Given instruction —
Scan the data beneath this task and copy each line that includes "chart".

Dataset extract —
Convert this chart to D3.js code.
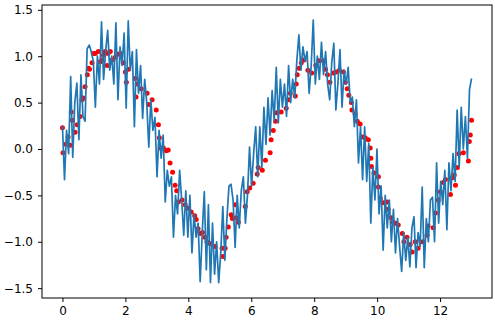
<!DOCTYPE html>
<html>
<head>
<meta charset="utf-8">
<script src="https://cdn.jsdelivr.net/npm/d3@7"></script>
<style>
  html, body { margin: 0; padding: 0; background: #fff; }
  svg { display: block; }
  .tick text { font-family: "DejaVu Sans", sans-serif; font-size: 12px; fill: #000; }
</style>
</head>
<body>
<svg id="chart" width="495" height="326"></svg>
<script>
// Noisy signal: evenly spaced samples from x = 0 to x = 13
const lineStart = 0;
const lineEnd = 13;
const noisyValues = [
  0.25, -0.33, 0.2, -0.05, 0.78, -0.09, 0.5, 0.71, 0.1, 0.8, 0.35, 0.3, 1.08, 1.12, 1.05,
  0.95, 0.45, 1.0, 0.7, 1.37, 0.75, 1.05, 1.28, 0.85, 1.0, 0.7, 1.36, 0.53, 1.1, 0.9,
  1.25, 0.44, 1.38, 0.85, 1.05, 0.24, 1.07, 0.6, 0.9, 0.33, 0.75, 0.5, 0.02, 0.53, 0.2,
  0.34, -0.3, 0.2, -0.1, 0.15, -0.57, -0.23, -0.4, -0.3, -0.95, -0.5, -0.7, -0.23, -0.55, -0.93,
  -0.45, -0.95, -0.5, -1.12, -0.7, -0.95, -0.8, -1.43, -0.9, -0.46, -1.3, -0.6, -1.44, -0.8, -1.35,
  -1.0, -1.44, -1.12, -0.62, -1.2, -0.75, -0.4, -0.38, -0.55, -1.06, -0.5, -0.85, -0.45, -0.3, -0.8,
  -0.5, 0.02, -0.4, -0.05, 0.24, -0.3, 0.24, -0.2, 0.45, 0.05, 0.55, 0.15, 0.63, 0.3, 0.88,
  0.28, 0.75, 0.45, 0.7, 0.35, 0.9, 0.5, 0.75, 0.55, 0.95, 1.23, 0.85, 1.1, 0.95, 1.05,
  0.6, 0.9, 1.39, 0.7, 1.0, 0.75, 1.15, 0.8, 1.05, 0.7, 0.53, 0.93, 1.14, 0.42, 0.71,
  1.07, 0.45, 0.85, 0.7, 0.88, 0.5, 0.56, 0.24, 0.53, -0.15, 0.24, -0.33, 0.24, -0.35, 0.06,
  -0.8, -0.2, -0.55, 0.0, -0.7, -0.4, -1.09, -0.5, -0.85, -0.55, -1.0, -0.65, -1.12, -0.75, -1.05,
  -1.32, -0.9, -1.2, -0.95, -1.27, -0.85, -0.73, -1.28, -0.9, -1.05, -0.41, -1.28, -0.75, -1.0, -0.55,
  -0.52, -1.0, -0.15, -0.8, -0.35, -0.6, -0.23, -0.87, -0.15, -0.45, -0.05, -0.35, 0.42, -0.19, 0.45,
  0.0, 0.35, -0.1, 0.64, 0.76
];

// Smoothed points (red dots)
const dotX = [
  0.0, 0.02, 0.1, 0.18, 0.24, 0.28, 0.31, 0.4, 0.47, 0.56, 0.62, 0.66, 0.72, 0.79, 0.83, 0.86, 0.94, 0.98,
  1.04, 1.14, 1.2, 1.26, 1.3, 1.36, 1.42, 1.45, 1.52, 1.58, 1.68, 1.76, 1.84, 1.93, 2.0, 2.03, 2.1,
  2.31, 2.34, 2.38, 2.5, 2.69, 2.73, 2.85, 2.98, 3.05, 3.08, 3.11, 3.21, 3.3, 3.36, 3.42, 3.5, 3.58,
  3.63, 3.68, 3.8, 3.9, 4.0, 4.09, 4.2, 4.25, 4.31, 4.38, 4.45, 4.53, 4.59, 4.7, 4.85, 5.07, 5.1,
  5.17, 5.2, 5.27, 5.36, 5.4, 5.49, 5.52, 5.59, 5.81, 5.87, 5.95, 6.06, 6.19, 6.22, 6.35, 6.45,
  6.6, 6.63, 6.7, 6.77, 6.8, 6.95, 7.11, 7.18, 7.24, 7.4, 7.43, 7.46, 7.52, 7.59, 7.68, 7.8, 7.92,
  8.05, 8.14, 8.29, 8.36, 8.42, 8.5, 8.61, 8.7, 8.8, 8.93, 8.99, 9.05, 9.1, 9.18, 9.2, 9.3, 9.37,
  9.46, 9.53, 9.62, 9.72, 9.78, 9.8, 9.82, 9.9, 10.04, 10.04, 10.1, 10.19, 10.32, 10.35, 10.45,
  10.51, 10.58, 10.67, 10.8, 10.85, 10.95, 11.05, 11.11, 11.21, 11.3, 11.45, 11.59, 11.62, 11.78,
  11.85, 11.94, 12.01, 12.1, 12.17, 12.33, 12.39, 12.45, 12.49, 12.55, 12.6, 12.74, 12.9, 12.93,
  12.96, 13.0
];
const dotY = [
  0.23, -0.04, 0.05, 0.13, 0.04, 0.4, 0.31, 0.18, 0.26, 0.35, 0.53, 0.55, 0.67, 0.8, 0.87, 0.86, 0.93, 1.03,
  1.03, 1.05, 0.94, 0.96, 1.01, 1.05, 0.9, 1.03, 1.05, 0.96, 0.99, 1.02, 1.03, 0.93, 0.83, 0.72, 0.86,
  0.76, 0.56, 0.7, 0.65, 0.6, 0.48, 0.53, 0.42, 0.26, 0.12, 0.01, 0.01, -0.02, -0.01, -0.15, -0.25, -0.39,
  -0.45, -0.57, -0.55, -0.6, -0.64, -0.68, -0.72, -0.76, -0.86, -0.91, -0.9, -0.95, -1.0, -1.02, -1.05, -1.07, -1.16,
  -1.07, -0.95, -0.84, -0.71, -0.75, -0.6, -0.74, -0.79, -0.62, -0.46, -0.42, -0.37, -0.27, -0.2, -0.23, -0.12,
  -0.04, 0.1, 0.2, 0.3, 0.39, 0.4, 0.44, 0.53, 0.6, 0.57, 0.7, 0.8, 0.87, 0.93, 0.96, 0.85, 0.82,
  0.9, 0.95, 0.95, 0.86, 0.8, 0.72, 0.82, 0.83, 0.85, 0.83, 0.72, 0.65, 0.58, 0.5, 0.42, 0.38, 0.3,
  0.27, 0.13, 0.12, 0.1, 0.01, -0.1, -0.19, -0.26, -0.3, -0.41, -0.53, -0.58, -0.57, -0.65, -0.74,
  -0.79, -0.8, -0.82, -0.91, -1.0, -0.95, -1.03, -1.11, -1.0, -1.07, -1.0, -0.93, -0.83, -0.85,
  -0.69, -0.55, -0.46, -0.36, -0.33, -0.49, -0.31, -0.28, -0.39, -0.2, -0.05, -0.04, -0.13, 0.08,
  0.15, 0.31
];

const xTicks = [0, 2, 4, 6, 8, 10, 12];
const yTicks = [-1.5, -1.0, -0.5, 0.0, 0.5, 1.0, 1.5];

const svg = d3.select("#chart");
const plot = { left: 42, right: 492, top: 5, bottom: 298 };

const x = d3.scaleLinear().domain([-0.65, 13.65]).range([plot.left, plot.right]);
const y = d3.scaleLinear().domain([-1.606, 1.552]).range([plot.bottom, plot.top]);

const lineX = d3.scaleLinear().domain([0, noisyValues.length - 1]).range([lineStart, lineEnd]);

// red dots (drawn first, under the line)
svg.append("g").selectAll("circle")
  .data(dotX.map((v, i) => [v, dotY[i]]))
  .join("circle")
  .attr("cx", d => x(d[0]))
  .attr("cy", d => y(d[1]))
  .attr("r", 2.5)
  .attr("fill", "#ff0000");

// noisy line
svg.append("path")
  .datum(noisyValues)
  .attr("fill", "none")
  .attr("stroke", "#1f77b4")
  .attr("stroke-width", 1.7)
  .attr("stroke-linejoin", "round")
  .attr("d", d3.line().x((d, i) => x(lineX(i))).y(d => y(d)));

// axes
const xAxis = d3.axisBottom(x).tickValues(xTicks).tickFormat(d3.format("d")).tickSize(4).tickPadding(4);
const yAxis = d3.axisLeft(y).tickValues(yTicks).tickFormat(d3.format(".1f")).tickSize(4).tickPadding(5);

const gx = svg.append("g").attr("transform", `translate(0,${plot.bottom})`).call(xAxis);
const gy = svg.append("g").attr("transform", `translate(${plot.left},0)`).call(yAxis);
[gx, gy].forEach(g => {
  g.select(".domain").remove();
  g.selectAll(".tick line").attr("stroke", "#000").attr("stroke-width", 1);
});

// frame (spines)
svg.append("rect")
  .attr("x", plot.left)
  .attr("y", plot.top)
  .attr("width", plot.right - plot.left)
  .attr("height", plot.bottom - plot.top)
  .attr("fill", "none")
  .attr("stroke", "#000")
  .attr("stroke-width", 1);
</script>
</body>
</html>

Result for this task —
Convert this chart to D3.js code.
<svg id="chart" width="495" height="326"></svg>
const svg = d3.select("#chart");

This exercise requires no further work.